◆ Your objective: Copy every line of the following data that includes the string "matplotlib".

◆ Listing:
####

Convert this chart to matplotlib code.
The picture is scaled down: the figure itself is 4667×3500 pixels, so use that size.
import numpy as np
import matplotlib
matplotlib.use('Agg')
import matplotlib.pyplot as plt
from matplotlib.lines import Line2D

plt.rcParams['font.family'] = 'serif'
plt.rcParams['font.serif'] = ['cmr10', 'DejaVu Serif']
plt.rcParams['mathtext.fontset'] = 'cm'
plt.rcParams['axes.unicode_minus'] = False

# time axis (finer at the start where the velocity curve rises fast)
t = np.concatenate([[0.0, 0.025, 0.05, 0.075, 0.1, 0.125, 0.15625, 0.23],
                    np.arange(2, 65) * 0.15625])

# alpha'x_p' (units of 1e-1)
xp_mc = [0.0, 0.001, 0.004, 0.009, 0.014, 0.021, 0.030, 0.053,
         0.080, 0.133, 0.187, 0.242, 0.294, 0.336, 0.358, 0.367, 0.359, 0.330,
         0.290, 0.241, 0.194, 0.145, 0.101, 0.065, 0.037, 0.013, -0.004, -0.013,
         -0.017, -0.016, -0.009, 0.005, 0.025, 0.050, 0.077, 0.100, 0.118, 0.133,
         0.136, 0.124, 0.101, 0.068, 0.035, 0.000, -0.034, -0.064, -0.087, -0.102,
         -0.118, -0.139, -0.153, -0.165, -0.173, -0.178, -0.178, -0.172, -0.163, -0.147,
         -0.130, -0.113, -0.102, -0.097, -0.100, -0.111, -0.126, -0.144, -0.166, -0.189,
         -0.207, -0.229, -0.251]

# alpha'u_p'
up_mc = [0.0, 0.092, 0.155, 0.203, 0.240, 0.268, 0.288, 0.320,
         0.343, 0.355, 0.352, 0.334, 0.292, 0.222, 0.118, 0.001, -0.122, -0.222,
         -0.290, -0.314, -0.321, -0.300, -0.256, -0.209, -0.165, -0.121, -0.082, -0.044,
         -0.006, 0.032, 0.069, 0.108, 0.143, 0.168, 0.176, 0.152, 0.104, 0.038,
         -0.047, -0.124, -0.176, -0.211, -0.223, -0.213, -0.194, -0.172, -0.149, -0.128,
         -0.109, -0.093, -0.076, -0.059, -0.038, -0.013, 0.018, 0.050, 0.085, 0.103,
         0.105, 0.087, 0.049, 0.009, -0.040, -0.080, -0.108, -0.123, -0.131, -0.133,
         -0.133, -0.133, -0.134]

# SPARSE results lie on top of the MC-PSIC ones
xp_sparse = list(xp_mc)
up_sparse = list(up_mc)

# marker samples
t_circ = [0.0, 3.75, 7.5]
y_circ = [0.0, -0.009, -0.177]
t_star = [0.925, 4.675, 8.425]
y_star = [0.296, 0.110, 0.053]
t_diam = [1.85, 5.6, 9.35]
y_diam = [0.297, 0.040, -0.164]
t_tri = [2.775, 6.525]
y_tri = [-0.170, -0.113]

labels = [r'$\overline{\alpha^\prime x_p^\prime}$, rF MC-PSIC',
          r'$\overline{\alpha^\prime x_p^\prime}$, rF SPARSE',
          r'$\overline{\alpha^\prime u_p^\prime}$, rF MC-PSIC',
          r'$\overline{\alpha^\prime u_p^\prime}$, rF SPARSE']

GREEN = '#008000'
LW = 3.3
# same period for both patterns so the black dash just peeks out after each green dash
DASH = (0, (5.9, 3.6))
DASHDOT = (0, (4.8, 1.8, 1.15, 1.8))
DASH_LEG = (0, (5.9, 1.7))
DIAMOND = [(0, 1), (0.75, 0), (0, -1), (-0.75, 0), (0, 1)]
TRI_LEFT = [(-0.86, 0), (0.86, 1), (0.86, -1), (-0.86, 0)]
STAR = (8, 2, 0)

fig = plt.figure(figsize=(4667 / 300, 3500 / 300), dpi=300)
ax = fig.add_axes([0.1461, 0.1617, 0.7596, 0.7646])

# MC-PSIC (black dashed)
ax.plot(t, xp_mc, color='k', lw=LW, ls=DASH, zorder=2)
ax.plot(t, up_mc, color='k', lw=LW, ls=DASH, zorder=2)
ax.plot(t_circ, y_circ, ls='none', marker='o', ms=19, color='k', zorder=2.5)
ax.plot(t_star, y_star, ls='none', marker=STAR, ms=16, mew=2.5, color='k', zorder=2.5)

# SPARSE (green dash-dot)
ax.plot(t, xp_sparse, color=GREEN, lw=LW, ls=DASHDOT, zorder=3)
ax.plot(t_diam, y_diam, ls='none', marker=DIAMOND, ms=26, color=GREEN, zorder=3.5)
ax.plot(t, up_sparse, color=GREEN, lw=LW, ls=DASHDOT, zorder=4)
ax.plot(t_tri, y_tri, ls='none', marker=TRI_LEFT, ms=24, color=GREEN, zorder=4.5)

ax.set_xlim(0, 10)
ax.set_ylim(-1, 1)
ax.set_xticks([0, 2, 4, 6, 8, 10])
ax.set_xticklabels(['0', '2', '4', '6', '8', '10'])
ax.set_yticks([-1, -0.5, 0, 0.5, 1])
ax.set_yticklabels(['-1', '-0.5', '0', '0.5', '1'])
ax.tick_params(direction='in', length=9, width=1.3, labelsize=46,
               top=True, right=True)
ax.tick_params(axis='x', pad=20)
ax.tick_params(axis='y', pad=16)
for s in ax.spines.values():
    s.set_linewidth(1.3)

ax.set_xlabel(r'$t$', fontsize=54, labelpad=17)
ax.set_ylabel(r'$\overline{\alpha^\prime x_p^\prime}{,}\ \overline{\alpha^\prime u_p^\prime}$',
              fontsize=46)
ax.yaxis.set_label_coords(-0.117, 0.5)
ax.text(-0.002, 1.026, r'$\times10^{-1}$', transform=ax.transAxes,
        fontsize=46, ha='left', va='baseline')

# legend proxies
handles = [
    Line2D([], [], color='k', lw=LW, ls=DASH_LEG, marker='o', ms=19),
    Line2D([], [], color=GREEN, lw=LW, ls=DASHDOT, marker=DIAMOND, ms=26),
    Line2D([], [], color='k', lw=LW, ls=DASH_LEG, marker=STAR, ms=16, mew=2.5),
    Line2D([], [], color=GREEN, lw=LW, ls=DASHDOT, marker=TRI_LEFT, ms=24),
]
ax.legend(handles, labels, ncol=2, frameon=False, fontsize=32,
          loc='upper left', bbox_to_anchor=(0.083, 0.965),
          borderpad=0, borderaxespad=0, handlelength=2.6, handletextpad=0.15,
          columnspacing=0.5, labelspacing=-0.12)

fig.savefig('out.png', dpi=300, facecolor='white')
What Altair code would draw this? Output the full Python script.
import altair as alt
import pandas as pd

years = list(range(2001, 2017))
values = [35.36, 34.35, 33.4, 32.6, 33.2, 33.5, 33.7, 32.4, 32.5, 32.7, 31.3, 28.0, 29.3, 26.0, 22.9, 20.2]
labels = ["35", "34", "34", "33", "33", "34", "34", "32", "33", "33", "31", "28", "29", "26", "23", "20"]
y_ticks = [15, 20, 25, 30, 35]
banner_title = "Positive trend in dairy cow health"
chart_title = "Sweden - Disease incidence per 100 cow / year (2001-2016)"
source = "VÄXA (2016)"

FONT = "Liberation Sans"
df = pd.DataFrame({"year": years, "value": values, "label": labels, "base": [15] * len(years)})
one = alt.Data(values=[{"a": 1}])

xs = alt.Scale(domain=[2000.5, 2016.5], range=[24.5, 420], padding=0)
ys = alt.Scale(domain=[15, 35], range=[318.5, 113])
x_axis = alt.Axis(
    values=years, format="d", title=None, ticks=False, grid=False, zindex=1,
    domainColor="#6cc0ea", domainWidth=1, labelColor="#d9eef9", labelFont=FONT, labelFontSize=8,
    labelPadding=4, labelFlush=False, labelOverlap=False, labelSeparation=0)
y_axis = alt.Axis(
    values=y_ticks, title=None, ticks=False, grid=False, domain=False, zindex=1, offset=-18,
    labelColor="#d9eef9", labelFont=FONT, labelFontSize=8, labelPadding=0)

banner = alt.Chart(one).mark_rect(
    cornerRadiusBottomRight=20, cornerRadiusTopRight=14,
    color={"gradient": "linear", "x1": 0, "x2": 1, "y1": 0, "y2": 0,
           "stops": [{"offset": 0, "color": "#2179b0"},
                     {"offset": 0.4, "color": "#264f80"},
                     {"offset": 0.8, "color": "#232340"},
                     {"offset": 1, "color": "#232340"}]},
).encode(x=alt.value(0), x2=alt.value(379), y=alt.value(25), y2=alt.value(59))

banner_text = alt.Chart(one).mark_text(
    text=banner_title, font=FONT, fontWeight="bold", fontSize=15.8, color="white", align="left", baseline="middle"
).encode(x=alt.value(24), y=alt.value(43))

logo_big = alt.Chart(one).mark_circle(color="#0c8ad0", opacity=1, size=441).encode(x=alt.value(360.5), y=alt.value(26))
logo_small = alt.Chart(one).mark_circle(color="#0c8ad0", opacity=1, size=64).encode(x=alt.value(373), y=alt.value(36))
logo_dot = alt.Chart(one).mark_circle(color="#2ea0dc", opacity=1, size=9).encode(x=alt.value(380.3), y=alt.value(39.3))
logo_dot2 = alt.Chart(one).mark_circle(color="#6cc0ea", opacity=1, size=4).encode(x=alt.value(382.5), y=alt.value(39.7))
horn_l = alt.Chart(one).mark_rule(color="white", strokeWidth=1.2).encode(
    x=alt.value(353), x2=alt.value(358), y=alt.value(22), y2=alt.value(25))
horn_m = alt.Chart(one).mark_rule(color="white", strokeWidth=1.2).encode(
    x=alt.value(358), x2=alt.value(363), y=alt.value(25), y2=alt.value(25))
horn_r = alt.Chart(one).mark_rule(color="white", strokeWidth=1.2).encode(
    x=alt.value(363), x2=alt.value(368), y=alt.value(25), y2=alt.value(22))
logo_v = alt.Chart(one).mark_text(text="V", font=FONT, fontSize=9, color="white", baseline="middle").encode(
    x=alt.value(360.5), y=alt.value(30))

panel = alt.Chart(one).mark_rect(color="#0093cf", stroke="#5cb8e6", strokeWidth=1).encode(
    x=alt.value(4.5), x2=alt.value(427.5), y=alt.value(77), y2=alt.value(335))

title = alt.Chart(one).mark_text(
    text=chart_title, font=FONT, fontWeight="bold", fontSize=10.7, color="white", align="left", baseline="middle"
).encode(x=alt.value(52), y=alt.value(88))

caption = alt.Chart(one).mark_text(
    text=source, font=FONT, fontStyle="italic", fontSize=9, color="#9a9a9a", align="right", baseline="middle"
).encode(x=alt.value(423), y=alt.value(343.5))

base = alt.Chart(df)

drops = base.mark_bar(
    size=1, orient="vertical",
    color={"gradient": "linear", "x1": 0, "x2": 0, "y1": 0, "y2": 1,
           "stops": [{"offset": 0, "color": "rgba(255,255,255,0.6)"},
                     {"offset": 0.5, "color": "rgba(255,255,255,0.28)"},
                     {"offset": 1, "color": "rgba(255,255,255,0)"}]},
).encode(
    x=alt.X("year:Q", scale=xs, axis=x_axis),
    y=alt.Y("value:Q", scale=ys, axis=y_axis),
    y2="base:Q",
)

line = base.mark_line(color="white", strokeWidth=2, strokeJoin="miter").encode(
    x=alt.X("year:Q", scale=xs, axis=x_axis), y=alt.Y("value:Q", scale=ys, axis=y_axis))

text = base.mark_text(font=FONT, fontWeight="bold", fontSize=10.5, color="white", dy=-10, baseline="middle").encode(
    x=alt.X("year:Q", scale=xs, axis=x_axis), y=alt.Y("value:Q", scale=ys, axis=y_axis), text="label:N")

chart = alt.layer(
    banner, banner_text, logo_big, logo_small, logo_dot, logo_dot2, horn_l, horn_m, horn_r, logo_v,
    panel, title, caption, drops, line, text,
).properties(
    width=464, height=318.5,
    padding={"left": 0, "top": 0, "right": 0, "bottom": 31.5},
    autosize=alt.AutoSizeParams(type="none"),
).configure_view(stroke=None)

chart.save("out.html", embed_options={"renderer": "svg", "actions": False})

####

◆ Answer to the exercise:
Convert this chart to matplotlib code.
import matplotlib
matplotlib.use('Agg')
import matplotlib.pyplot as plt
from matplotlib.lines import Line2D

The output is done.